Work to complete:
Print the lines of the listing below verbatim from its first line through the line bearing "plt.rcParams['font.family'] = ['Liberation". Any pictures are to be omitted.
**** Information shown
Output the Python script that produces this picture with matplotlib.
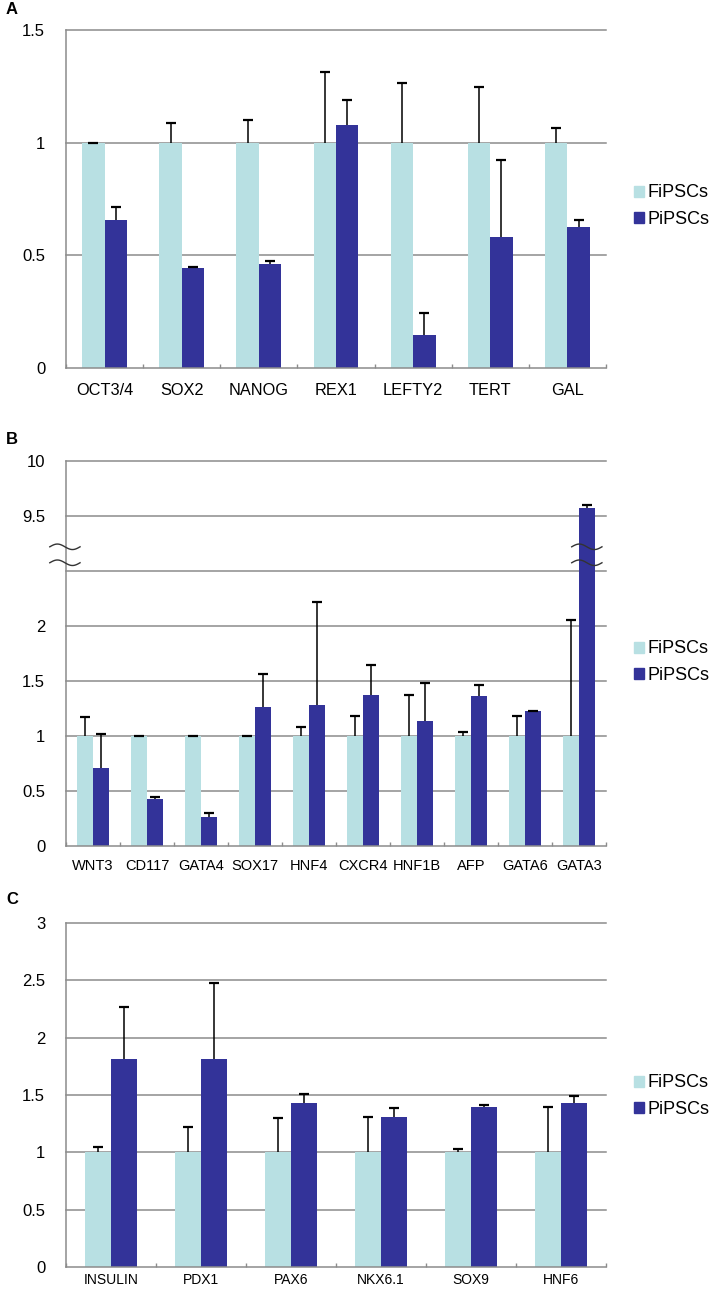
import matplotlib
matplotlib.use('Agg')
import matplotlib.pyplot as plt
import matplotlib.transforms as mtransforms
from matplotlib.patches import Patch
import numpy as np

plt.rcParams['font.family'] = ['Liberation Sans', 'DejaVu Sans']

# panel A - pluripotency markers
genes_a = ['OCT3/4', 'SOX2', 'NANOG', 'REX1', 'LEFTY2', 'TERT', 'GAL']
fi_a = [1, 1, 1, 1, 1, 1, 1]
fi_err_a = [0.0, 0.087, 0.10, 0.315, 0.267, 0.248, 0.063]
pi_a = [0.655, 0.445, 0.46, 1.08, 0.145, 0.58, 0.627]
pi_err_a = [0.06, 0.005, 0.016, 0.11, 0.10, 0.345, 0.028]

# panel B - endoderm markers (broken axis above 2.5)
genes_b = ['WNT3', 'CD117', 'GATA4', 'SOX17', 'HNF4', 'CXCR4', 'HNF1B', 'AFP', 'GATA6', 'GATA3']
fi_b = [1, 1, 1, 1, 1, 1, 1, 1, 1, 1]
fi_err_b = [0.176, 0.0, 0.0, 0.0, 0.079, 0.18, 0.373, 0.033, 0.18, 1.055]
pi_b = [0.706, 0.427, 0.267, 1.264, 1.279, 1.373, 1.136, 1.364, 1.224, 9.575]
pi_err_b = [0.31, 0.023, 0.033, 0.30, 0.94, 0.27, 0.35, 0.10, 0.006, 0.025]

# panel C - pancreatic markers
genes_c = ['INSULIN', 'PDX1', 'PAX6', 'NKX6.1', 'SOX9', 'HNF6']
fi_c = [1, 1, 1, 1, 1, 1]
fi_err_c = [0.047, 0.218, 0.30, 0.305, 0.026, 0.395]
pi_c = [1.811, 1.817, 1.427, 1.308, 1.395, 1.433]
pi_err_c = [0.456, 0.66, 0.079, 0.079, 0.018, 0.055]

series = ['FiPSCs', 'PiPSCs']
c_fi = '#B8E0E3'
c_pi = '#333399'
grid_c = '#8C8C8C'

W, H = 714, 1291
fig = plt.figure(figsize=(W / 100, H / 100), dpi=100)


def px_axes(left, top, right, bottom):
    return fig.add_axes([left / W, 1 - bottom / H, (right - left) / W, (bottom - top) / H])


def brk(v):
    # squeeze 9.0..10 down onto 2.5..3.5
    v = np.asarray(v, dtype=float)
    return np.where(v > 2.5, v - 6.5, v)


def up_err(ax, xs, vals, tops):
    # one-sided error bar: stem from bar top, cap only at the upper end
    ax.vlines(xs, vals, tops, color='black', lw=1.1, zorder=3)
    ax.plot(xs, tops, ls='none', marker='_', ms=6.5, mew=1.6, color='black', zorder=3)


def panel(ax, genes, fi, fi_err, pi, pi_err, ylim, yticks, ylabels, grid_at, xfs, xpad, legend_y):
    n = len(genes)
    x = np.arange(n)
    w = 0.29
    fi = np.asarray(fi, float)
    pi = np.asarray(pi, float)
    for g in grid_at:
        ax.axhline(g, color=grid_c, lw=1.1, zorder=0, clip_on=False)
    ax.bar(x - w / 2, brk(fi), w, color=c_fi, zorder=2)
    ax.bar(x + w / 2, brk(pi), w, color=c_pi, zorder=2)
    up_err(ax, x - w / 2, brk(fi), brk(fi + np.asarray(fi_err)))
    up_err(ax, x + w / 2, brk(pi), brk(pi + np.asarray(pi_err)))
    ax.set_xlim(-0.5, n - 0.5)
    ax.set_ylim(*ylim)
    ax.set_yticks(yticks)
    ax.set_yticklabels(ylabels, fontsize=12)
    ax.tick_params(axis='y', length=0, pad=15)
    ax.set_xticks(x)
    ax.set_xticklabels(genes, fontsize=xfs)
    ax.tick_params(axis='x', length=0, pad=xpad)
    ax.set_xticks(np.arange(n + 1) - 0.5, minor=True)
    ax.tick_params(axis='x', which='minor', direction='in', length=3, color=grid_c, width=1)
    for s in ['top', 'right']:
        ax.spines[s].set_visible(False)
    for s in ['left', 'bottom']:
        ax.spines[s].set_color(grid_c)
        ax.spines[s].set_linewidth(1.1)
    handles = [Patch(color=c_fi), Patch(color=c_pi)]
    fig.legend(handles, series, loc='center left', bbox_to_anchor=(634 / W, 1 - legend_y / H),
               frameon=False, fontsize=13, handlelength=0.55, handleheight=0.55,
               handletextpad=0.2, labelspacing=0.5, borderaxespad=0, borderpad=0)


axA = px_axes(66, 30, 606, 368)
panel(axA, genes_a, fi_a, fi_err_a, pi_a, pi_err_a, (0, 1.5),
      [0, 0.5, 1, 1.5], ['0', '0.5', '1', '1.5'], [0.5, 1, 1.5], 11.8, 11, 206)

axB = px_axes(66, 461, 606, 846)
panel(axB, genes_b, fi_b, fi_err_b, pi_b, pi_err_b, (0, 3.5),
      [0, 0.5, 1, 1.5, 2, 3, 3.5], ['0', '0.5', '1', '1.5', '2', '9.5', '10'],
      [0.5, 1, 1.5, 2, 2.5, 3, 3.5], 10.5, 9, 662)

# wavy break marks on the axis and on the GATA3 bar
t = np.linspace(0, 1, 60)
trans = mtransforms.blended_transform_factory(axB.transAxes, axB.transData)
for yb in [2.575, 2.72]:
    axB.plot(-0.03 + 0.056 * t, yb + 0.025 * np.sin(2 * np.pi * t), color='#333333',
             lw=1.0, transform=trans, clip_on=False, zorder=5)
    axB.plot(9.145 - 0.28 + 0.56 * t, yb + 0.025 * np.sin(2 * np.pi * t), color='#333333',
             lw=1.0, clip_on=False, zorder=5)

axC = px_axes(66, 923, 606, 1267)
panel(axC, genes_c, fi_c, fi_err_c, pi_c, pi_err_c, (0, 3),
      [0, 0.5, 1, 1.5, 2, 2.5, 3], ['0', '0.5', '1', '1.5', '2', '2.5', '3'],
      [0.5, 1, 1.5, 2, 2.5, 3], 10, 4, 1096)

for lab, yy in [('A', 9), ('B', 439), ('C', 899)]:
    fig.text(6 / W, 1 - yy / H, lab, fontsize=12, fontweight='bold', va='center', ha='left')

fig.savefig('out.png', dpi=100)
********
Answer to the problem:
Output the Python script that produces this picture with matplotlib.
import matplotlib
matplotlib.use('Agg')
import matplotlib.pyplot as plt
import matplotlib.transforms as mtransforms
from matplotlib.patches import Patch
import numpy as np

plt.rcParams['font.family'] = ['Liberation Sans', 'DejaVu Sans']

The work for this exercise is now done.